>>>
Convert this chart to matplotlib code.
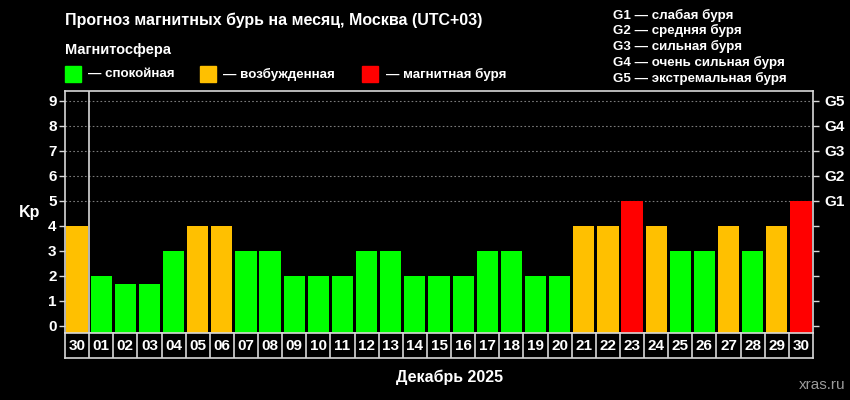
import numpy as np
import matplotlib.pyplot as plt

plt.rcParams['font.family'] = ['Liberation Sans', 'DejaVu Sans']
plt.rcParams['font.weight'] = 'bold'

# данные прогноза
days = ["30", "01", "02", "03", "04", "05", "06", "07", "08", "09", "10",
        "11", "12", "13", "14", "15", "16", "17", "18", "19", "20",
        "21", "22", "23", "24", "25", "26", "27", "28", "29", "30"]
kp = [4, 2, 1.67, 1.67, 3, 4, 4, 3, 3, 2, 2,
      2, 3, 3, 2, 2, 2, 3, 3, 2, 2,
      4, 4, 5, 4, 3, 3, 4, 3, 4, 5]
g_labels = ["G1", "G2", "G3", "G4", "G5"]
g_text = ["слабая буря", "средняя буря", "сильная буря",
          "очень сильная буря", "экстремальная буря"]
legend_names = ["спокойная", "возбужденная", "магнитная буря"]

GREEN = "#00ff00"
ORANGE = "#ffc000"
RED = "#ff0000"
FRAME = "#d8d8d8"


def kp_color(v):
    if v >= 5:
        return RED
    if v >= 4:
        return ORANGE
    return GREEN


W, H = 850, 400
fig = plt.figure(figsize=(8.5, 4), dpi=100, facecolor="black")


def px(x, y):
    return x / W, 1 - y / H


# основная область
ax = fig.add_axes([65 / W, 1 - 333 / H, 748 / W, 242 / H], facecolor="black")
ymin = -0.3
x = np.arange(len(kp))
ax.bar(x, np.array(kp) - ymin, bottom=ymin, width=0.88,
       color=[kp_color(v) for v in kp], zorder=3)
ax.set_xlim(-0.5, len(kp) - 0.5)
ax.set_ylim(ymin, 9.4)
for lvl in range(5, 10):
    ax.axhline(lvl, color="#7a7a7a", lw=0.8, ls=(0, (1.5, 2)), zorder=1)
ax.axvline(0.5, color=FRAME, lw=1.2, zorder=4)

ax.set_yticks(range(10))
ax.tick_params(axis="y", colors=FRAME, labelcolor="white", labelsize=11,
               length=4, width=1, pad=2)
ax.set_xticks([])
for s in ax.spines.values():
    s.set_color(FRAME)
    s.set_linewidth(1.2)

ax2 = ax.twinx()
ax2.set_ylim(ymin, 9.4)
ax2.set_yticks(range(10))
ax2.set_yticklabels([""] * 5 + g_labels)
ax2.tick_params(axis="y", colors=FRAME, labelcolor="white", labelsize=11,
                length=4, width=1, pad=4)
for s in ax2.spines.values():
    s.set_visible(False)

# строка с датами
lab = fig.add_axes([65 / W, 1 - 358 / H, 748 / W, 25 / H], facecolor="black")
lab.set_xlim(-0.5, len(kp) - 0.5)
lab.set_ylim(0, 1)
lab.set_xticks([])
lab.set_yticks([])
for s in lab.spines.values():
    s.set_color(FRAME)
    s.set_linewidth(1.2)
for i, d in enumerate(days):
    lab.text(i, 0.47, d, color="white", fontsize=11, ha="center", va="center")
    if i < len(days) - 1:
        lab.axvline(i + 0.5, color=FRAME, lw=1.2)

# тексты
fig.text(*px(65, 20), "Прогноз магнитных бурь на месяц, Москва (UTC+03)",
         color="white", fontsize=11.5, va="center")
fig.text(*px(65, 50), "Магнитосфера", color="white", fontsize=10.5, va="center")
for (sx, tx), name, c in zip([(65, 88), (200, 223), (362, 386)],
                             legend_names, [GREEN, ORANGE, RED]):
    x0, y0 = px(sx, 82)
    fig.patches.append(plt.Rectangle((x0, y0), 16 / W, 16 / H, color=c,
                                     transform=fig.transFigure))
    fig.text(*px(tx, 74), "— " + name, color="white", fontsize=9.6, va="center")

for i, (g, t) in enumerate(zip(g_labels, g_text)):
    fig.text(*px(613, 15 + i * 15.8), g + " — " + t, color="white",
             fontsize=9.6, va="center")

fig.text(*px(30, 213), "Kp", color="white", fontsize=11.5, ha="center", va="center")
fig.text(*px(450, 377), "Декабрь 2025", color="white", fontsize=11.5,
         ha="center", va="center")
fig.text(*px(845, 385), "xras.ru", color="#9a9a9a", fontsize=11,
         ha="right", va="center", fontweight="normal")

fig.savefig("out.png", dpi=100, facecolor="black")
<<<
>>>
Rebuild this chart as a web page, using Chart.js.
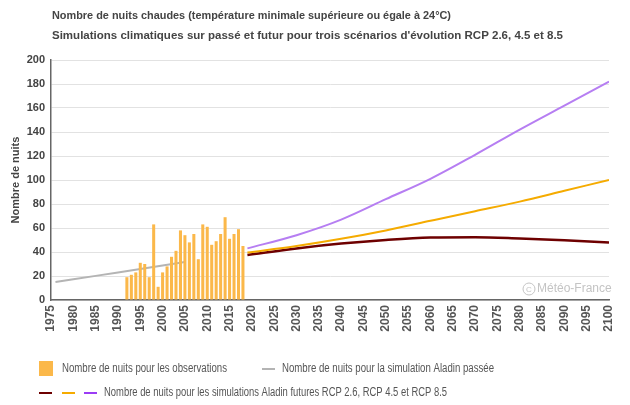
<<<
STATED GOAL: Repeat exactly the lines above, from the line that contains "Convert this chart to matplotlib code." down through the line that contains "plt.rcParams['font.weight'] = 'bold'". Include both of those lines and none of the pictures.

THE ANSWER:
Convert this chart to matplotlib code.
import numpy as np
import matplotlib.pyplot as plt

plt.rcParams['font.family'] = ['Liberation Sans', 'DejaVu Sans']
plt.rcParams['font.weight'] = 'bold'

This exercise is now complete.